**Task prompt**
Leave out the pictures and restate the rest of the data exactly.

************

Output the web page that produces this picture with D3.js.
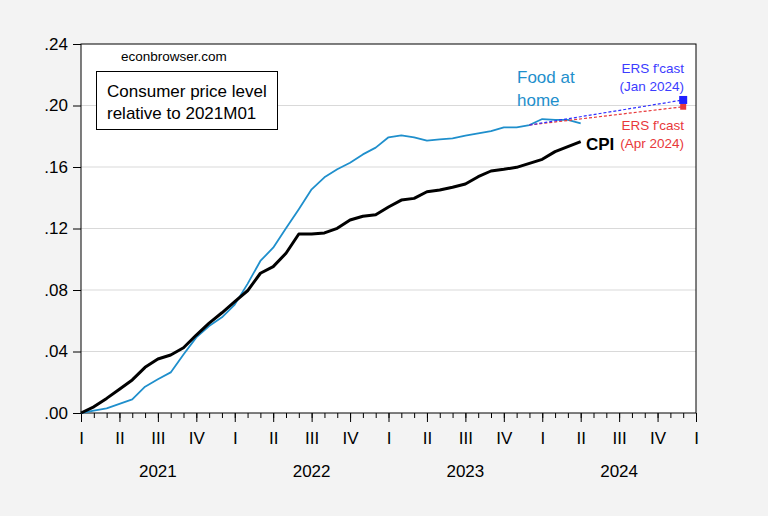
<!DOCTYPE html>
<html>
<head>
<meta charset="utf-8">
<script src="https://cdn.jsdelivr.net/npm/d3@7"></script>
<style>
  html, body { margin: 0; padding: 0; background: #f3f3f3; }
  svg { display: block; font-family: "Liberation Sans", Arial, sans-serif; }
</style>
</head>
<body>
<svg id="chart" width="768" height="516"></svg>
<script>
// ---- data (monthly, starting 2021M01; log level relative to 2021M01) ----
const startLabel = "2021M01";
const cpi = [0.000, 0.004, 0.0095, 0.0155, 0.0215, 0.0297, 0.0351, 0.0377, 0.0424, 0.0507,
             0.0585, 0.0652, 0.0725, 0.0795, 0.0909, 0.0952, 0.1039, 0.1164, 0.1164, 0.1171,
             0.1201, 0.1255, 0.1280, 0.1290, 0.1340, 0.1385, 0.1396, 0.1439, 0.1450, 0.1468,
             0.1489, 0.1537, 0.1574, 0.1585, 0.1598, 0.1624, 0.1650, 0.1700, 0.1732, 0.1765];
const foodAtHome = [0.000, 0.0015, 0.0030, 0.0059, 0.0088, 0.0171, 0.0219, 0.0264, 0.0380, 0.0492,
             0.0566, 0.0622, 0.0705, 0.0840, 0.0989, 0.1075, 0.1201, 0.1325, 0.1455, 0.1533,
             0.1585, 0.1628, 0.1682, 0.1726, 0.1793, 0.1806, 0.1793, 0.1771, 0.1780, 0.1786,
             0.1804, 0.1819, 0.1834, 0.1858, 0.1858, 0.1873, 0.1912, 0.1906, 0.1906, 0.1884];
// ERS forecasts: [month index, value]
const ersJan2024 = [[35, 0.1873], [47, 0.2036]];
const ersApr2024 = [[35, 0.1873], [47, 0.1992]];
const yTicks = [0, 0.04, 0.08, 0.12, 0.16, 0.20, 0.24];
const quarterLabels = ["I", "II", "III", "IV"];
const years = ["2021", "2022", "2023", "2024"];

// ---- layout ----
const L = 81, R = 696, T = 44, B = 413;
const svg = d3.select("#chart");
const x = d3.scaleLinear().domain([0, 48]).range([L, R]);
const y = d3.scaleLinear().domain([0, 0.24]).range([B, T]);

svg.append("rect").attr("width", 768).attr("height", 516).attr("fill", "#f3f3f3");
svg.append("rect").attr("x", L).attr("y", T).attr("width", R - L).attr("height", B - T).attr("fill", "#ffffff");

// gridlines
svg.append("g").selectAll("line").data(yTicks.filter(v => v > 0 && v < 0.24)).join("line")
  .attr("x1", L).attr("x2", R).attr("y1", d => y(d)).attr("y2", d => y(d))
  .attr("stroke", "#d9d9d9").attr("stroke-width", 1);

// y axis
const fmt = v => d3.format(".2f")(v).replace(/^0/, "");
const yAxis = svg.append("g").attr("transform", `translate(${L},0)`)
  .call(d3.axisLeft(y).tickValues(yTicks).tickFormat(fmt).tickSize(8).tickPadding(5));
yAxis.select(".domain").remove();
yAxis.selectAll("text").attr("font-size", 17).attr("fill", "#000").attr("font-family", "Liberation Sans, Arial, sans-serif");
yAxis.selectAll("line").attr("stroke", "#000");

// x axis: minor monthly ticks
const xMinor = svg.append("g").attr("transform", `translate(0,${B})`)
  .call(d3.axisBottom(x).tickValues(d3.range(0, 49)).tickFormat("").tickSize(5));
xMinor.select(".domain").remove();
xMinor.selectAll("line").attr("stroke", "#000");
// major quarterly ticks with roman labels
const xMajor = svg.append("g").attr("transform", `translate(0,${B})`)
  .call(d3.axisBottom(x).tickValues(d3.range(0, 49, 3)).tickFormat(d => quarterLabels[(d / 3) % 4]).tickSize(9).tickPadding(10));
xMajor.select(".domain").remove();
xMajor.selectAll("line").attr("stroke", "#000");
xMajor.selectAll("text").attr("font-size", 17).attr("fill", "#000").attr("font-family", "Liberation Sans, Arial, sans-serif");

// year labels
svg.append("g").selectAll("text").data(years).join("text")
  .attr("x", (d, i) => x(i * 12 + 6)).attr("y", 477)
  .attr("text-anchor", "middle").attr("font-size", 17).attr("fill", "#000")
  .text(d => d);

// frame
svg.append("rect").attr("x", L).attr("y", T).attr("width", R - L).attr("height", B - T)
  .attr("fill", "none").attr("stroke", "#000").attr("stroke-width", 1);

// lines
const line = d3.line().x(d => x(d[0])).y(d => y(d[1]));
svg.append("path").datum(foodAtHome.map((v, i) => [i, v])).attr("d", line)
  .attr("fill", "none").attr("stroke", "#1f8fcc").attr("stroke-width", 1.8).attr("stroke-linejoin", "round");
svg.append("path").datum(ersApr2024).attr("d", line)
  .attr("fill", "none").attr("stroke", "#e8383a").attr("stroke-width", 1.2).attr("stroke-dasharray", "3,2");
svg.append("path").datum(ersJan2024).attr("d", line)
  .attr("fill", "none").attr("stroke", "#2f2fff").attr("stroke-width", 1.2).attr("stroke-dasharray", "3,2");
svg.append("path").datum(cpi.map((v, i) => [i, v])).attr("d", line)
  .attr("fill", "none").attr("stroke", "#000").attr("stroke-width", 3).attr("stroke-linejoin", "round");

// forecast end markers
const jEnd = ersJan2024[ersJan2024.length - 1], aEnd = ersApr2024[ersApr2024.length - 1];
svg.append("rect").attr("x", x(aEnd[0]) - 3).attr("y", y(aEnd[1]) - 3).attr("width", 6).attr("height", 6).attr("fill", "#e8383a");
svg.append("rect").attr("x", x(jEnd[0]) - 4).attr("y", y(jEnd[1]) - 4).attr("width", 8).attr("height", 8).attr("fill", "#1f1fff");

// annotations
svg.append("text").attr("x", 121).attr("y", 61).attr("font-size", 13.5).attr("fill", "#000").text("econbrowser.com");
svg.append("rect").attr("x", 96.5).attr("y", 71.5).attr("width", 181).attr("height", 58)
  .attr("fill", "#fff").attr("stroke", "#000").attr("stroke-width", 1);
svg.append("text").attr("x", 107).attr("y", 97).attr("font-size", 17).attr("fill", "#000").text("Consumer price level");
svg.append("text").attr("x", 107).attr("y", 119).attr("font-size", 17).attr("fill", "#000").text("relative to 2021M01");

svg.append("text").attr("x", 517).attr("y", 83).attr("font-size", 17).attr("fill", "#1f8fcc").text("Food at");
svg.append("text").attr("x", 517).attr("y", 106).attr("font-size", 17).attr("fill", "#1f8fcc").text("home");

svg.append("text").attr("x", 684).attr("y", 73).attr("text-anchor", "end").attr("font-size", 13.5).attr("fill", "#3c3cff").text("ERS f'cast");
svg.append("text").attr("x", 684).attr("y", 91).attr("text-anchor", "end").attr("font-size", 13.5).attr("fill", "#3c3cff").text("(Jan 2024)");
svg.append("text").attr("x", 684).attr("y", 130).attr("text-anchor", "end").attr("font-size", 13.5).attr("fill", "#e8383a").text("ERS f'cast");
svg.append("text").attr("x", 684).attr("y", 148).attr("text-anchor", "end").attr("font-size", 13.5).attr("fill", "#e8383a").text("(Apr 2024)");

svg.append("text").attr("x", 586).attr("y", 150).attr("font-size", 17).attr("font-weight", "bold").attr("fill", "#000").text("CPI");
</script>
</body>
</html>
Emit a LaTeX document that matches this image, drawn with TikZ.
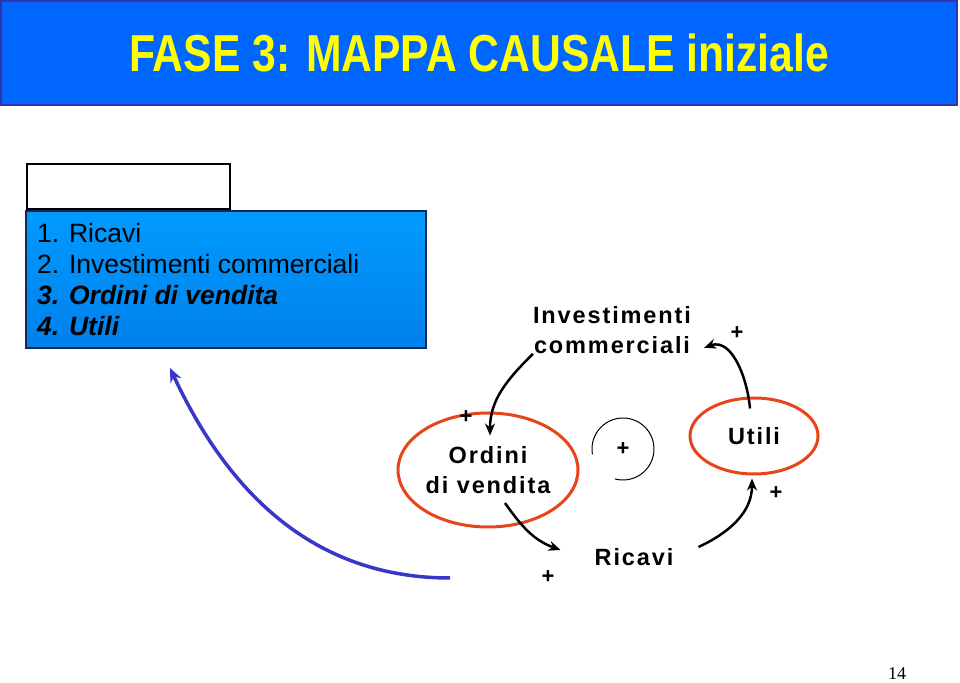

************

**Reply to the exercise**
Output the web page that produces this picture with D3.js.
<!DOCTYPE html>
<html>
<head>
<meta charset="utf-8">
<script src="https://cdn.jsdelivr.net/npm/d3@7"></script>
<style>
  html, body { margin: 0; padding: 0; background: #f3f3f3; }
  svg { display: block; font-family: "Liberation Sans", Arial, sans-serif; }
</style>
</head>
<body>
<svg id="chart" width="768" height="516"></svg>
<script>
// ---- data (monthly, starting 2021M01; log level relative to 2021M01) ----
const startLabel = "2021M01";
const cpi = [0.000, 0.004, 0.0095, 0.0155, 0.0215, 0.0297, 0.0351, 0.0377, 0.0424, 0.0507,
             0.0585, 0.0652, 0.0725, 0.0795, 0.0909, 0.0952, 0.1039, 0.1164, 0.1164, 0.1171,
             0.1201, 0.1255, 0.1280, 0.1290, 0.1340, 0.1385, 0.1396, 0.1439, 0.1450, 0.1468,
             0.1489, 0.1537, 0.1574, 0.1585, 0.1598, 0.1624, 0.1650, 0.1700, 0.1732, 0.1765];
const foodAtHome = [0.000, 0.0015, 0.0030, 0.0059, 0.0088, 0.0171, 0.0219, 0.0264, 0.0380, 0.0492,
             0.0566, 0.0622, 0.0705, 0.0840, 0.0989, 0.1075, 0.1201, 0.1325, 0.1455, 0.1533,
             0.1585, 0.1628, 0.1682, 0.1726, 0.1793, 0.1806, 0.1793, 0.1771, 0.1780, 0.1786,
             0.1804, 0.1819, 0.1834, 0.1858, 0.1858, 0.1873, 0.1912, 0.1906, 0.1906, 0.1884];
// ERS forecasts: [month index, value]
const ersJan2024 = [[35, 0.1873], [47, 0.2036]];
const ersApr2024 = [[35, 0.1873], [47, 0.1992]];
const yTicks = [0, 0.04, 0.08, 0.12, 0.16, 0.20, 0.24];
const quarterLabels = ["I", "II", "III", "IV"];
const years = ["2021", "2022", "2023", "2024"];

// ---- layout ----
const L = 81, R = 696, T = 44, B = 413;
const svg = d3.select("#chart");
const x = d3.scaleLinear().domain([0, 48]).range([L, R]);
const y = d3.scaleLinear().domain([0, 0.24]).range([B, T]);

svg.append("rect").attr("width", 768).attr("height", 516).attr("fill", "#f3f3f3");
svg.append("rect").attr("x", L).attr("y", T).attr("width", R - L).attr("height", B - T).attr("fill", "#ffffff");

// gridlines
svg.append("g").selectAll("line").data(yTicks.filter(v => v > 0 && v < 0.24)).join("line")
  .attr("x1", L).attr("x2", R).attr("y1", d => y(d)).attr("y2", d => y(d))
  .attr("stroke", "#d9d9d9").attr("stroke-width", 1);

// y axis
const fmt = v => d3.format(".2f")(v).replace(/^0/, "");
const yAxis = svg.append("g").attr("transform", `translate(${L},0)`)
  .call(d3.axisLeft(y).tickValues(yTicks).tickFormat(fmt).tickSize(8).tickPadding(5));
yAxis.select(".domain").remove();
yAxis.selectAll("text").attr("font-size", 17).attr("fill", "#000").attr("font-family", "Liberation Sans, Arial, sans-serif");
yAxis.selectAll("line").attr("stroke", "#000");

// x axis: minor monthly ticks
const xMinor = svg.append("g").attr("transform", `translate(0,${B})`)
  .call(d3.axisBottom(x).tickValues(d3.range(0, 49)).tickFormat("").tickSize(5));
xMinor.select(".domain").remove();
xMinor.selectAll("line").attr("stroke", "#000");
// major quarterly ticks with roman labels
const xMajor = svg.append("g").attr("transform", `translate(0,${B})`)
  .call(d3.axisBottom(x).tickValues(d3.range(0, 49, 3)).tickFormat(d => quarterLabels[(d / 3) % 4]).tickSize(9).tickPadding(10));
xMajor.select(".domain").remove();
xMajor.selectAll("line").attr("stroke", "#000");
xMajor.selectAll("text").attr("font-size", 17).attr("fill", "#000").attr("font-family", "Liberation Sans, Arial, sans-serif");

// year labels
svg.append("g").selectAll("text").data(years).join("text")
  .attr("x", (d, i) => x(i * 12 + 6)).attr("y", 477)
  .attr("text-anchor", "middle").attr("font-size", 17).attr("fill", "#000")
  .text(d => d);

// frame
svg.append("rect").attr("x", L).attr("y", T).attr("width", R - L).attr("height", B - T)
  .attr("fill", "none").attr("stroke", "#000").attr("stroke-width", 1);

// lines
const line = d3.line().x(d => x(d[0])).y(d => y(d[1]));
svg.append("path").datum(foodAtHome.map((v, i) => [i, v])).attr("d", line)
  .attr("fill", "none").attr("stroke", "#1f8fcc").attr("stroke-width", 1.8).attr("stroke-linejoin", "round");
svg.append("path").datum(ersApr2024).attr("d", line)
  .attr("fill", "none").attr("stroke", "#e8383a").attr("stroke-width", 1.2).attr("stroke-dasharray", "3,2");
svg.append("path").datum(ersJan2024).attr("d", line)
  .attr("fill", "none").attr("stroke", "#2f2fff").attr("stroke-width", 1.2).attr("stroke-dasharray", "3,2");
svg.append("path").datum(cpi.map((v, i) => [i, v])).attr("d", line)
  .attr("fill", "none").attr("stroke", "#000").attr("stroke-width", 3).attr("stroke-linejoin", "round");

// forecast end markers
const jEnd = ersJan2024[ersJan2024.length - 1], aEnd = ersApr2024[ersApr2024.length - 1];
svg.append("rect").attr("x", x(aEnd[0]) - 3).attr("y", y(aEnd[1]) - 3).attr("width", 6).attr("height", 6).attr("fill", "#e8383a");
svg.append("rect").attr("x", x(jEnd[0]) - 4).attr("y", y(jEnd[1]) - 4).attr("width", 8).attr("height", 8).attr("fill", "#1f1fff");

// annotations
svg.append("text").attr("x", 121).attr("y", 61).attr("font-size", 13.5).attr("fill", "#000").text("econbrowser.com");
svg.append("rect").attr("x", 96.5).attr("y", 71.5).attr("width", 181).attr("height", 58)
  .attr("fill", "#fff").attr("stroke", "#000").attr("stroke-width", 1);
svg.append("text").attr("x", 107).attr("y", 97).attr("font-size", 17).attr("fill", "#000").text("Consumer price level");
svg.append("text").attr("x", 107).attr("y", 119).attr("font-size", 17).attr("fill", "#000").text("relative to 2021M01");

svg.append("text").attr("x", 517).attr("y", 83).attr("font-size", 17).attr("fill", "#1f8fcc").text("Food at");
svg.append("text").attr("x", 517).attr("y", 106).attr("font-size", 17).attr("fill", "#1f8fcc").text("home");

svg.append("text").attr("x", 684).attr("y", 73).attr("text-anchor", "end").attr("font-size", 13.5).attr("fill", "#3c3cff").text("ERS f'cast");
svg.append("text").attr("x", 684).attr("y", 91).attr("text-anchor", "end").attr("font-size", 13.5).attr("fill", "#3c3cff").text("(Jan 2024)");
svg.append("text").attr("x", 684).attr("y", 130).attr("text-anchor", "end").attr("font-size", 13.5).attr("fill", "#e8383a").text("ERS f'cast");
svg.append("text").attr("x", 684).attr("y", 148).attr("text-anchor", "end").attr("font-size", 13.5).attr("fill", "#e8383a").text("(Apr 2024)");

svg.append("text").attr("x", 586).attr("y", 150).attr("font-size", 17).attr("font-weight", "bold").attr("fill", "#000").text("CPI");
</script>
</body>
</html>
Emit a LaTeX document that matches this image, drawn with TikZ.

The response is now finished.